Connected during Covid-19

Schofield says that Giffgaff’s brand purpose came particularly to the fore during the pandemic as the network’s digital-first, no-contact setup allowed people to sign up quickly at a time of precarity.

“During Covid, our network took the pressure off of people and if they couldn’t afford a package on a month-to-month basis then our partnership with Neighbourly meant we could help people stay connected during what was a difficult time.”

He adds that the Neighbourly partnership also saw it encourage donations from customers who could afford it, meaning that Giffgaff could make a contribution to local communities particularly disrupted by the lockdowns. “You can’t underestimate the power of connectivity at a time like that.”

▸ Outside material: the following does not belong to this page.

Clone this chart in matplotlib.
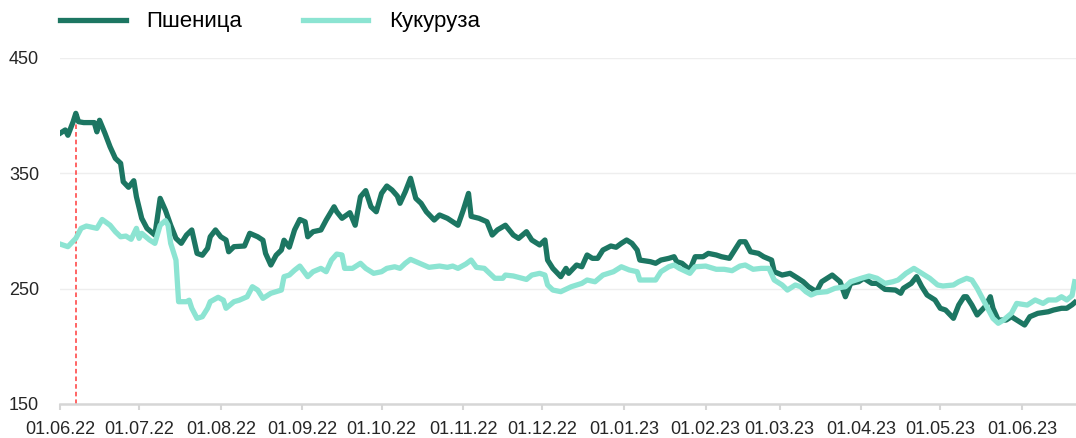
import matplotlib
matplotlib.use('Agg')
import matplotlib.pyplot as plt
import matplotlib.dates as mdates
import pandas as pd

# Пшеница (dark) - dates and prices
wheat_dates = [
    '2022-06-01', '2022-06-03', '2022-06-04', '2022-06-06', '2022-06-07', '2022-06-08',
    '2022-06-10', '2022-06-14', '2022-06-15', '2022-06-16', '2022-06-18', '2022-06-20',
    '2022-06-22', '2022-06-24', '2022-06-25', '2022-06-27', '2022-06-29', '2022-06-30',
    '2022-07-02', '2022-07-04', '2022-07-07', '2022-07-09', '2022-07-11', '2022-07-13',
    '2022-07-15', '2022-07-17', '2022-07-19', '2022-07-21', '2022-07-22', '2022-07-23',
    '2022-07-25', '2022-07-27', '2022-07-28', '2022-07-29', '2022-07-30', '2022-08-01',
    '2022-08-03', '2022-08-04', '2022-08-06', '2022-08-10', '2022-08-12', '2022-08-15',
    '2022-08-17', '2022-08-18', '2022-08-20', '2022-08-22', '2022-08-24', '2022-08-25',
    '2022-08-27', '2022-08-29', '2022-08-31', '2022-09-02', '2022-09-03', '2022-09-05',
    '2022-09-08', '2022-09-10', '2022-09-13', '2022-09-14', '2022-09-16', '2022-09-19',
    '2022-09-21', '2022-09-23', '2022-09-25', '2022-09-27', '2022-09-29', '2022-10-01',
    '2022-10-03', '2022-10-05', '2022-10-07', '2022-10-08', '2022-10-10', '2022-10-12',
    '2022-10-14', '2022-10-16', '2022-10-18', '2022-10-21', '2022-10-23', '2022-10-26',
    '2022-10-28', '2022-10-30', '2022-11-01', '2022-11-03', '2022-11-04', '2022-11-07',
    '2022-11-10', '2022-11-12', '2022-11-14', '2022-11-17', '2022-11-20', '2022-11-22',
    '2022-11-25', '2022-11-27', '2022-11-30', '2022-12-02', '2022-12-03', '2022-12-05',
    '2022-12-08', '2022-12-10', '2022-12-11', '2022-12-14', '2022-12-16', '2022-12-18',
    '2022-12-20', '2022-12-22', '2022-12-24', '2022-12-27', '2022-12-29', '2022-12-31',
    '2023-01-02', '2023-01-04', '2023-01-06', '2023-01-07', '2023-01-11', '2023-01-13',
    '2023-01-15', '2023-01-18', '2023-01-20', '2023-01-21', '2023-01-23', '2023-01-26',
    '2023-01-28', '2023-01-31', '2023-02-02', '2023-02-05', '2023-02-07', '2023-02-10',
    '2023-02-12', '2023-02-14', '2023-02-16', '2023-02-18', '2023-02-21', '2023-02-23',
    '2023-02-26', '2023-02-27', '2023-03-02', '2023-03-05', '2023-03-08', '2023-03-10',
    '2023-03-12', '2023-03-15', '2023-03-17', '2023-03-21', '2023-03-24', '2023-03-26',
    '2023-03-28', '2023-03-31', '2023-04-02', '2023-04-05', '2023-04-07', '2023-04-10',
    '2023-04-14', '2023-04-16', '2023-04-17', '2023-04-20', '2023-04-22', '2023-04-24',
    '2023-04-26', '2023-04-29', '2023-05-01', '2023-05-03', '2023-05-06', '2023-05-08',
    '2023-05-10', '2023-05-11', '2023-05-13', '2023-05-15', '2023-05-18', '2023-05-20',
    '2023-05-21', '2023-05-23', '2023-05-26', '2023-05-28', '2023-05-30', '2023-06-02',
    '2023-06-04', '2023-06-07', '2023-06-11', '2023-06-13', '2023-06-16', '2023-06-18',
    '2023-06-20', '2023-06-21',
]
wheat = [
    384.7, 387.6, 383.0, 394.8, 402.0, 394.8,
    394.0, 394.0, 386.0, 396.0, 385.0, 373.0,
    363.0, 358.7, 342.7, 337.9, 343.6, 329.7,
    311.0, 302.3, 296.5, 328.3, 318.0, 305.0,
    293.6, 289.3, 296.5, 300.9, 290.7, 280.6,
    279.0, 285.0, 295.0, 298.0, 300.9, 295.0,
    292.2, 282.0, 286.4, 287.0, 298.0, 295.0,
    292.0, 280.6, 270.5, 279.0, 283.5, 292.0,
    286.0, 300.9, 310.0, 308.0, 295.0, 299.4,
    300.9, 309.5, 321.0, 316.7, 311.0, 315.9,
    305.0, 329.7, 335.0, 321.0, 316.7, 332.6,
    339.0, 335.5, 330.3, 324.0, 334.0, 345.7,
    328.3, 324.0, 316.7, 309.5, 313.9, 311.0,
    308.0, 305.0, 318.0, 332.6, 312.7, 311.0,
    308.0, 296.5, 301.0, 305.0, 296.5, 293.6,
    299.4, 292.2, 287.9, 292.2, 274.8, 267.6,
    260.4, 267.6, 263.3, 270.5, 269.0, 279.2,
    276.3, 276.3, 283.5, 287.0, 285.9, 289.3,
    292.2, 289.3, 283.5, 274.8, 273.4, 272.0,
    274.8, 276.3, 277.7, 273.4, 272.0, 266.2,
    277.7, 277.7, 280.6, 279.2, 277.7, 276.3,
    283.5, 290.7, 290.7, 282.0, 280.6, 277.7,
    274.8, 264.7, 261.8, 263.3, 259.0, 256.0,
    251.7, 247.4, 256.0, 261.8, 256.0, 243.0,
    254.6, 256.0, 259.0, 254.6, 254.6, 249.4,
    248.8, 246.0, 250.3, 254.6, 260.4, 251.7,
    244.5, 240.2, 233.0, 231.5, 224.3, 235.8,
    243.0, 243.0, 235.8, 227.2, 234.4, 243.0,
    233.0, 222.8, 222.8, 225.7, 222.8, 218.5,
    225.7, 228.6, 230.0, 231.5, 233.0, 233.0,
    236.0, 238.0,
]

# Кукуруза (light) - dates and prices
corn_dates = [
    '2022-06-01', '2022-06-04', '2022-06-07', '2022-06-09', '2022-06-11', '2022-06-15',
    '2022-06-17', '2022-06-20', '2022-06-22', '2022-06-24', '2022-06-26', '2022-06-28',
    '2022-06-30', '2022-07-01', '2022-07-02', '2022-07-05', '2022-07-07', '2022-07-09',
    '2022-07-11', '2022-07-12', '2022-07-13', '2022-07-15', '2022-07-16', '2022-07-19',
    '2022-07-20', '2022-07-21', '2022-07-23', '2022-07-25', '2022-07-27', '2022-07-28',
    '2022-07-31', '2022-08-02', '2022-08-03', '2022-08-06', '2022-08-08', '2022-08-11',
    '2022-08-13', '2022-08-15', '2022-08-17', '2022-08-20', '2022-08-22', '2022-08-24',
    '2022-08-25', '2022-08-27', '2022-08-29', '2022-08-31', '2022-09-03', '2022-09-05',
    '2022-09-08', '2022-09-10', '2022-09-12', '2022-09-14', '2022-09-16', '2022-09-17',
    '2022-09-20', '2022-09-23', '2022-09-25', '2022-09-28', '2022-10-01', '2022-10-03',
    '2022-10-06', '2022-10-08', '2022-10-10', '2022-10-12', '2022-10-14', '2022-10-17',
    '2022-10-19', '2022-10-23', '2022-10-26', '2022-10-28', '2022-10-30', '2022-11-02',
    '2022-11-04', '2022-11-06', '2022-11-09', '2022-11-11', '2022-11-13', '2022-11-16',
    '2022-11-17', '2022-11-20', '2022-11-22', '2022-11-25', '2022-11-27', '2022-11-30',
    '2022-12-02', '2022-12-03', '2022-12-05', '2022-12-08', '2022-12-12', '2022-12-16',
    '2022-12-18', '2022-12-21', '2022-12-24', '2022-12-28', '2022-12-31', '2023-01-03',
    '2023-01-06', '2023-01-07', '2023-01-13', '2023-01-15', '2023-01-18', '2023-01-20',
    '2023-01-22', '2023-01-26', '2023-01-28', '2023-02-01', '2023-02-05', '2023-02-08',
    '2023-02-11', '2023-02-14', '2023-02-16', '2023-02-19', '2023-02-22', '2023-02-25',
    '2023-02-27', '2023-03-02', '2023-03-04', '2023-03-07', '2023-03-09', '2023-03-11',
    '2023-03-13', '2023-03-15', '2023-03-19', '2023-03-22', '2023-03-26', '2023-03-28',
    '2023-04-01', '2023-04-04', '2023-04-07', '2023-04-10', '2023-04-13', '2023-04-15',
    '2023-04-18', '2023-04-21', '2023-04-24', '2023-04-27', '2023-04-30', '2023-05-02',
    '2023-05-06', '2023-05-08', '2023-05-11', '2023-05-13', '2023-05-15', '2023-05-17',
    '2023-05-19', '2023-05-21', '2023-05-23', '2023-05-25', '2023-05-28', '2023-05-30',
    '2023-06-03', '2023-06-06', '2023-06-09', '2023-06-11', '2023-06-14', '2023-06-16',
    '2023-06-18', '2023-06-20', '2023-06-21',
]
corn = [
    288.7, 286.4, 293.6, 302.3, 304.3, 302.3,
    310.0, 305.0, 299.4, 295.0, 295.6, 292.8,
    302.3, 293.6, 298.0, 292.2, 289.3, 305.0,
    309.0, 305.0, 289.3, 274.8, 238.7, 238.7,
    240.0, 233.0, 224.3, 225.7, 233.0, 238.7,
    242.5, 240.0, 233.0, 238.7, 240.0, 243.0,
    251.7, 248.8, 241.6, 246.0, 247.4, 248.8,
    260.4, 261.8, 266.0, 269.6, 260.4, 264.7,
    267.6, 264.7, 274.8, 280.0, 279.2, 267.6,
    267.6, 272.0, 267.6, 263.3, 264.7, 267.6,
    269.0, 267.6, 272.0, 275.4, 273.4, 270.5,
    268.5, 269.6, 268.5, 269.6, 267.6, 271.4,
    274.8, 268.5, 267.6, 263.3, 259.0, 259.0,
    261.8, 261.0, 259.8, 258.0, 261.8, 263.3,
    261.8, 253.2, 248.8, 247.4, 251.7, 254.6,
    257.5, 256.0, 261.8, 264.7, 269.0, 266.2,
    264.7, 257.5, 257.5, 264.7, 269.0, 270.5,
    267.6, 263.3, 269.0, 269.6, 266.8, 266.8,
    265.6, 269.6, 270.5, 266.8, 267.6, 267.6,
    257.5, 253.2, 248.8, 253.2, 251.7, 247.4,
    244.5, 246.5, 247.4, 250.3, 251.7, 256.0,
    259.0, 261.0, 259.0, 254.6, 256.0, 257.5,
    263.3, 267.6, 263.3, 259.0, 253.2, 252.3,
    253.2, 256.0, 259.0, 257.5, 250.3, 241.6,
    233.0, 224.3, 220.0, 222.8, 228.6, 237.2,
    235.8, 240.2, 237.2, 240.2, 240.2, 243.0,
    240.2, 244.0, 256.0,
]

labels = ['Пшеница', 'Кукуруза']
colors = ['#1c7662', '#8ce4d2']
yticks = [150, 250, 350, 450]

plt.rcParams['font.family'] = ['Liberation Sans Narrow', 'Liberation Sans', 'DejaVu Sans']

wd = pd.to_datetime(wheat_dates)
cd = pd.to_datetime(corn_dates)

fig = plt.figure(figsize=(10.76, 4.38), dpi=100)
ax = fig.add_axes([60 / 1076, 34 / 438, 1016 / 1076, 346 / 438])

ax.plot(wd, wheat, color=colors[0], lw=3.8, label=labels[0], solid_joinstyle='round', zorder=3)
ax.plot(cd, corn, color=colors[1], lw=3.8, label=labels[1], solid_joinstyle='round', zorder=4)

# red dashed marker at the wheat peak
peak_i = wheat.index(max(wheat))
ax.vlines(wd[peak_i], yticks[0], wheat[peak_i], colors='#ff3b3b', linestyles=(0, (3, 2)),
          lw=1.1, zorder=2)

ax.set_ylim(150, 450)
ax.set_yticks(yticks)
ax.set_xlim(pd.Timestamp('2022-06-01'), pd.Timestamp('2023-06-21 12:00'))
ax.xaxis.set_major_locator(mdates.MonthLocator(bymonthday=1))
ax.xaxis.set_major_formatter(mdates.DateFormatter('%d.%m.%y'))

ax.grid(axis='y', color='#eeeeee', lw=1)
ax.set_axisbelow(True)
for s in ['top', 'right', 'left']:
    ax.spines[s].set_visible(False)
ax.spines['bottom'].set_color('#d6d6d6')
ax.spines['bottom'].set_linewidth(1.8)
ax.tick_params(axis='y', length=0, pad=15, labelsize=13, labelcolor='#262626')
ax.tick_params(axis='x', length=4.5, width=1.5, color='#d6d6d6', pad=8, labelsize=13,
               labelcolor='#262626')

ax.legend(loc='center left', bbox_to_anchor=(60 / 1076, 1 - 22 / 438),
          bbox_transform=fig.transFigure, ncol=2, frameon=False, fontsize=16,
          handlelength=2.95, handletextpad=0.95, columnspacing=2.7,
          borderpad=0, borderaxespad=0)

fig.savefig('out.png', dpi=100)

Despite 2020 being a difficult year, Giffgaff still achieved revenue growth, reaching £500m for the first time.

People, planet and profit

Schofield stresses that the emphasis Giffgaff places on its customer base means that the brand is always accountable to its users. “At the end of the day, it’s good for business too,” he says.

Earlier this year, Giffgaff became one of the first networks to cater to the deaf community in the UK by releasing an ad entirely in British Sign Language (BSL).

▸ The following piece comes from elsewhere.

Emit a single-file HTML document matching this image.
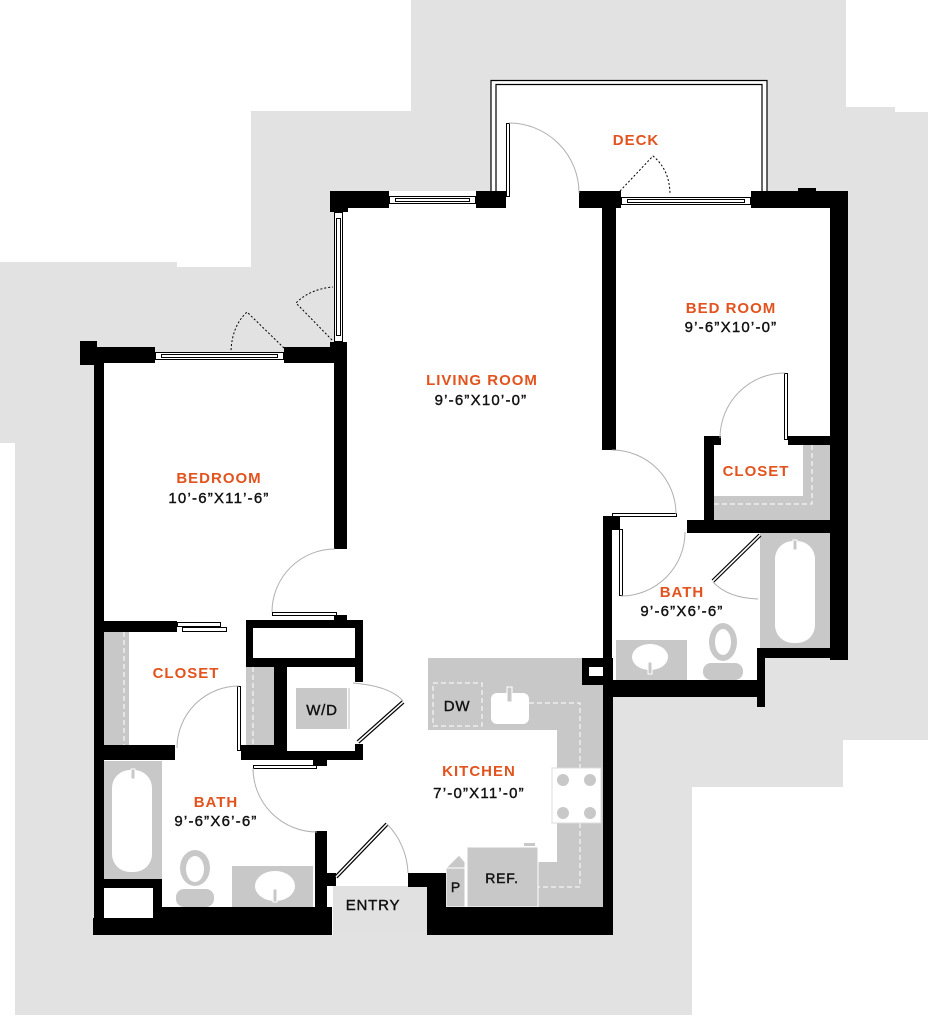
<!DOCTYPE html>
<html><head><meta charset="utf-8"><style>
html,body{margin:0;padding:0;background:#fff;}
svg{display:block;}
.t{font-family:"Liberation Sans",sans-serif;font-weight:bold;font-size:15px;fill:#e2531d;letter-spacing:1px;text-anchor:middle;}
.d{font-family:"Liberation Sans",sans-serif;font-size:15px;fill:#111;stroke:#111;stroke-width:0.4;letter-spacing:1.2px;text-anchor:middle;}
.l{font-family:"Liberation Sans",sans-serif;font-size:15px;fill:#111;stroke:#111;stroke-width:0.4;letter-spacing:0.8px;text-anchor:middle;}
</style></head><body>
<svg width="928" height="1016" viewBox="0 0 928 1016" xmlns="http://www.w3.org/2000/svg">
<rect width="928" height="1016" fill="#fff"/>
<path d="M411,0 H846 V107 H895 V112 H928 V740 H843 V787 H692 V1015 H15 V443 H0 V262 H177 V267 H251 V111 H411 Z" fill="#e2e2e2"/>
<path d="M94,355 H334 V191 H491 V80 H767 V191 H848 V658 H765 V697 H613 V935 H94 Z" fill="#fff"/>
<rect x="333" y="886" width="94" height="49" fill="#e1e1e1"/>
<path d="M491,191 V80.5 H767 V191" fill="none" stroke="#000" stroke-width="1.2"/>
<path d="M496,191 V84.5 H762 V191" fill="none" stroke="#000" stroke-width="1.2"/>
<g fill="#c8c8c8">
<rect x="104" y="632" width="25" height="113"/>
<rect x="246" y="667" width="28" height="78"/>
<rect x="296" y="688" width="51" height="41"/>
<rect x="348" y="688" width="2" height="41" fill="#ddd"/>
<rect x="104" y="761" width="58" height="118"/>
<rect x="232" y="866" width="81" height="41"/>
<ellipse cx="195" cy="868" rx="15" ry="18"/>
<rect x="176" y="889" width="38" height="18" rx="8"/>
<rect x="803" y="445" width="27" height="75"/>
<rect x="714" y="496" width="116" height="24"/>
<rect x="760" y="533" width="70" height="115"/>
<rect x="616" y="640" width="71" height="40"/>
<ellipse cx="723" cy="642" rx="14" ry="19"/>
<rect x="703" y="663" width="40" height="17" rx="8"/>
<path d="M428,658 H603 V907 H538 V862 H557 V730 H428 Z"/>
</g>
<g fill="#fff">
<rect x="112" y="770" width="40" height="102" rx="18"/>
<rect x="775" y="541" width="40" height="102" rx="18"/>
<ellipse cx="195" cy="869" rx="9" ry="13"/>
<ellipse cx="723" cy="642" rx="8" ry="13"/>
<ellipse cx="275" cy="886" rx="20" ry="15"/>
<ellipse cx="650" cy="657" rx="18" ry="13"/>
<rect x="491" y="693" width="38" height="31" rx="6"/>
</g>
<g fill="#c8c8c8" stroke="#fff" stroke-width="1">
<rect x="131" y="769" width="4" height="10"/>
<rect x="793" y="540" width="4" height="10"/>
<rect x="273" y="889" width="4" height="13"/>
<rect x="648" y="662" width="4" height="12"/>
<rect x="507" y="687" width="5" height="15"/>
</g>
<g fill="none" stroke="#fff" stroke-width="1" stroke-dasharray="5,3">
<line x1="124" y1="632" x2="124" y2="745"/>
<line x1="253" y1="667" x2="253" y2="745"/>
<path d="M812,445 V504 H714"/>
<rect x="433" y="683" width="49" height="43"/>
<path d="M529,703 H580 V768"/>
<path d="M580,823 V887 H538"/>
</g>
<rect x="552" y="768" width="49" height="55" fill="#fff" stroke="#ddd"/>
<g fill="#c8c8c8">
<circle cx="563" cy="780" r="6"/><circle cx="590" cy="780" r="6"/>
<circle cx="563" cy="813" r="6"/><circle cx="590" cy="813" r="6"/>
</g>
<rect x="467" y="847" width="71" height="60" fill="#c8c8c8" stroke="#fff" stroke-width="1"/>
<rect x="524" y="843" width="11" height="3" fill="#c8c8c8"/>
<path d="M446,907 V868 L459,855 L465,862 V907 Z" fill="#c8c8c8" stroke="#fff" stroke-width="1"/>
<line x1="446" y1="868" x2="465" y2="868" stroke="#fff"/>
<g fill="#000">
<rect x="80" y="341" width="17" height="24"/>
<rect x="97" y="347" width="58" height="16"/>
<rect x="284" y="347" width="63" height="16"/>
<rect x="330" y="342" width="17" height="21"/>
<rect x="334" y="363" width="13" height="186"/>
<rect x="330" y="191" width="59" height="17"/>
<rect x="330" y="208" width="18" height="4"/>
<rect x="476" y="191" width="30" height="17"/>
<rect x="579" y="191" width="42" height="17"/>
<rect x="602" y="208" width="14" height="242"/>
<rect x="751" y="191" width="97" height="17"/>
<rect x="798" y="188" width="18" height="4"/>
<rect x="830" y="208" width="18" height="452"/>
<rect x="757" y="648" width="91" height="10"/>
<rect x="757" y="648" width="8" height="59"/>
<rect x="603" y="680" width="162" height="17"/>
<rect x="704" y="436" width="10" height="97"/>
<rect x="704" y="436" width="17" height="9"/>
<rect x="788" y="436" width="42" height="9"/>
<rect x="687" y="520" width="161" height="13"/>
<rect x="603" y="516" width="9" height="181"/>
<rect x="603" y="516" width="17" height="14"/>
<rect x="582" y="658" width="31" height="27"/>
<rect x="603" y="685" width="10" height="250"/>
<rect x="427" y="907" width="186" height="28"/>
<rect x="408" y="873" width="38" height="14"/>
<rect x="427" y="873" width="19" height="62"/>
<rect x="93" y="918" width="239" height="17"/>
<rect x="162" y="907" width="170" height="11"/>
<rect x="94" y="363" width="10" height="555"/>
<rect x="104" y="879" width="58" height="9"/>
<rect x="153" y="879" width="9" height="39"/>
<rect x="315" y="831" width="12" height="104"/>
<rect x="327" y="873" width="9" height="13"/>
<rect x="104" y="621" width="73" height="11"/>
<rect x="104" y="745" width="71" height="15"/>
<rect x="241" y="745" width="34" height="15"/>
<rect x="274" y="667" width="13" height="93"/>
<rect x="246" y="620" width="117" height="47"/>
<rect x="355" y="667" width="8" height="15"/>
<rect x="355" y="744" width="8" height="16"/>
<rect x="274" y="751" width="89" height="9"/>
<rect x="313" y="760" width="14" height="6"/>
<rect x="334" y="615" width="13" height="5"/>
</g>
<g fill="#fff">
<rect x="589" y="667" width="14" height="9"/>
<rect x="253" y="628" width="102" height="30"/>
<rect x="104" y="888" width="49" height="30"/>
</g>
<g fill="#fff" stroke="#000" stroke-width="1">
<rect x="155.5" y="352.5" width="128" height="7"/>
<rect x="161.5" y="354.5" width="116" height="3" fill="none"/>
<rect x="389.5" y="196.5" width="86" height="7"/>
<rect x="395.5" y="198.5" width="74" height="3" fill="none"/>
<rect x="621.5" y="197.5" width="129" height="7"/>
<rect x="627.5" y="199.5" width="117" height="3" fill="none"/>
<rect x="334.5" y="212.5" width="8" height="129"/>
<rect x="336.5" y="218.5" width="4" height="117" fill="none"/>
</g>
<g fill="#fff" stroke="#000" stroke-width="1">
<rect x="506.5" y="123.5" width="3" height="73"/>
<rect x="272.5" y="612.5" width="64" height="3"/>
<rect x="612.5" y="513.5" width="64" height="3"/>
<rect x="619.5" y="529.5" width="3" height="66"/>
<rect x="784.5" y="373.5" width="3" height="66"/>
<rect x="237.5" y="686.5" width="3" height="64"/>
<rect x="253.5" y="765.5" width="63" height="3"/>
<rect x="177.5" y="622.5" width="43" height="4"/>
<rect x="182.5" y="627.5" width="44" height="4"/>
</g>
<g stroke="#000" stroke-width="4">
<line x1="713" y1="581" x2="760" y2="535"/>
<line x1="358" y1="742" x2="403" y2="702"/>
<line x1="336" y1="877" x2="387" y2="824"/>
</g>
<g stroke="#fff" stroke-width="1.6">
<line x1="713" y1="581" x2="760" y2="535"/>
<line x1="358" y1="742" x2="403" y2="702"/>
<line x1="336" y1="877" x2="387" y2="824"/>
</g>
<g fill="none" stroke="#b0b0b0" stroke-width="1">
<path d="M509,123 A70,70 0 0 1 579,193"/>
<path d="M272,612 A63,63 0 0 1 335,549"/>
<path d="M612,450 A64,64 0 0 1 676,514"/>
<path d="M621,596 A64,64 0 0 0 685,532"/>
<path d="M785,373 A65,65 0 0 0 720,438"/>
<path d="M239,686 A62,62 0 0 0 177,748"/>
<path d="M253,768 A64,64 0 0 0 317,832"/>
<path d="M713,582 Q728,598 758,599"/>
<path d="M353,683 Q390,686 403,701"/>
<path d="M387,824 A73,73 0 0 1 408,873"/>
</g>
<g fill="none" stroke="#000" stroke-width="1" stroke-dasharray="2,2">
<path d="M620,191 L653,156 Q670,170 670,195"/>
<path d="M284,348 L247,312 Q232,326 231,351"/>
<path d="M332,340 L296,303 Q310,289 333,287"/>
</g>
<text class="t" x="636" y="145">DECK</text>
<text class="t" x="731" y="313">BED ROOM</text>
<text class="d" x="731" y="332">9’-6”X10’-0”</text>
<text class="t" x="482" y="385">LIVING ROOM</text>
<text class="d" x="481" y="405">9’-6”X10’-0”</text>
<text class="t" x="219" y="483">BEDROOM</text>
<text class="d" x="219" y="503">10’-6”X11’-6”</text>
<text class="t" x="756" y="476">CLOSET</text>
<text class="t" x="682" y="597">BATH</text>
<text class="d" x="682" y="616">9’-6”X6’-6”</text>
<text class="t" x="186" y="678">CLOSET</text>
<text class="l" x="322" y="715">W/D</text>
<text class="l" x="457" y="711">DW</text>
<text class="t" x="479" y="776">KITCHEN</text>
<text class="d" x="479" y="798">7’-0”X11’-0”</text>
<text class="t" x="216" y="807">BATH</text>
<text class="d" x="216" y="826">9’-6”X6’-6”</text>
<text class="l" x="502" y="883" style="font-size:14px">REF.</text>
<text class="l" x="456" y="892" style="font-size:14px">P</text>
<text class="l" x="373" y="910">ENTRY</text>
</svg>
</body></html>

Schofield says that it is imperative to Giffgaff that it continues to address the unmet needs of its consumer base, or it risks losing touch. He adds this accountability not only applies to its DE&I initiatives, but to its sustainability commitments too. “It means we have to keep ourselves honest and think about the impact Giffgaff has on the planet, and grow in a way that is sustainable.”

Giffgaff offers phone refurbishment as part of its services; Schofield says this plays directly into Giffgaff’s ‘people, planet and profit’ focus.

“At the end of the day it drives this outcome, as refurbishments are not only a value-lead choice as they don’t contribute to waste, but customers can also get a really good deal, making phones and connectivity more affordable.

“We have chosen to pursue more sustainable ways of driving growth, we believe in community and in pushing ourselves to do better. We hope that anyone who feels the same will come join us.”